Shadow of the Hawk by K.S. Jones
Publisher: Astraea Press
Length: Full length (358 pgs)
Age Recommendation: 14+
Rating: 4 stars
Review by: Poinsettia
It is May 1932 and life in the timbered rise and fall of Western Arkansas has just gotten harder for sixteen-year-old Sooze Williams. With debt mounting and both friends and family fleeing, Sooze is determined to ‘do the right thing’. She promises her heart to a well-to-do man believing true love is just another loss along the way.
But when her uncle is murdered and family is accused of the crime, Sooze vows not to be beaten. Is salvation within her grasp by relying solely on truth, or is it in the security of her intended’s money? Sooze must decide before it’s too late.
Is marrying for money the only way to keep Sooze’s family from falling apart?
Sooze and her family don’t have a lot, but they are a pretty close knit group and are doing their best to keep their farm going. However, it isn’t long before tragedy strikes them hard and fast. As I read, it seemed that the Williams family was caught in a downward spiral they just couldn’t to pull out of. My heart ached as Sooze and her family try to cope. I recommend readers keep a box of tissues handy as they read about the hardships Sooze and her family face.
Sooze is a very sweet girl who sincerely tries to do the right thing even if it makes her unhappy. Her selfless attitude and devotion to her family are commendable. Sooze is smart and definitely strong willed, but her decision to accept David’s proposal of marriage was never a good idea. The money she would earn working in the store David’s family owns would certainly go a long way toward helping her family out, and even Sooze’s parents seem to suggest that marrying David is in her best interest. It is no wonder that Sooze felt she had no choice. However, there is absolutely nothing appealing about David. He is selfish, uncaring, and unwilling to help Sooze’s family out in even the smallest of ways. I’m really not sure I even understand why David was so set on marrying Sooze in the first place.

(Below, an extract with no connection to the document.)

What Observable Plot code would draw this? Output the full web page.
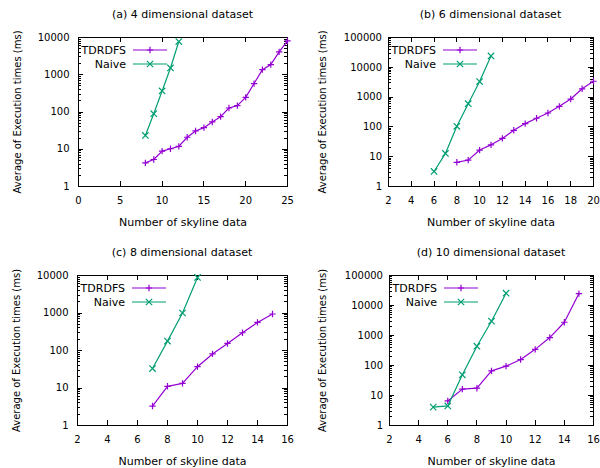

He professed to love her, but never showed it, and his treatment of the rest of her family is terrible and quite shocking at times. Sooze’s relationship with David continued to deteriorate throughout the book. She could barely stand to be around him for more than a few minutes, so I have no idea how she thought she’d be able to endure being married to him.
I kept hoping that Sooze would find someone truly worthy of her heart. Then Thomas came into town like a knight in shining armor. Thomas is the complete opposite of David. He’s kind, considerate, and always willing to help out. From the moment Sooze and David meet, there is a connection. Unfortunately, Thomas’ family has fallen on hard times and he can’t provide the kind of money that David and his family have. Can Sooze afford to follow her heart?
I really enjoyed reading Shadow of the Hawk. Sooze is a wonderful character, and the ending of her story is so intense I raced through the pages wondering if her family would finally get the justice they sought. I recommend this book to readers looking for a powerful tale of love and family.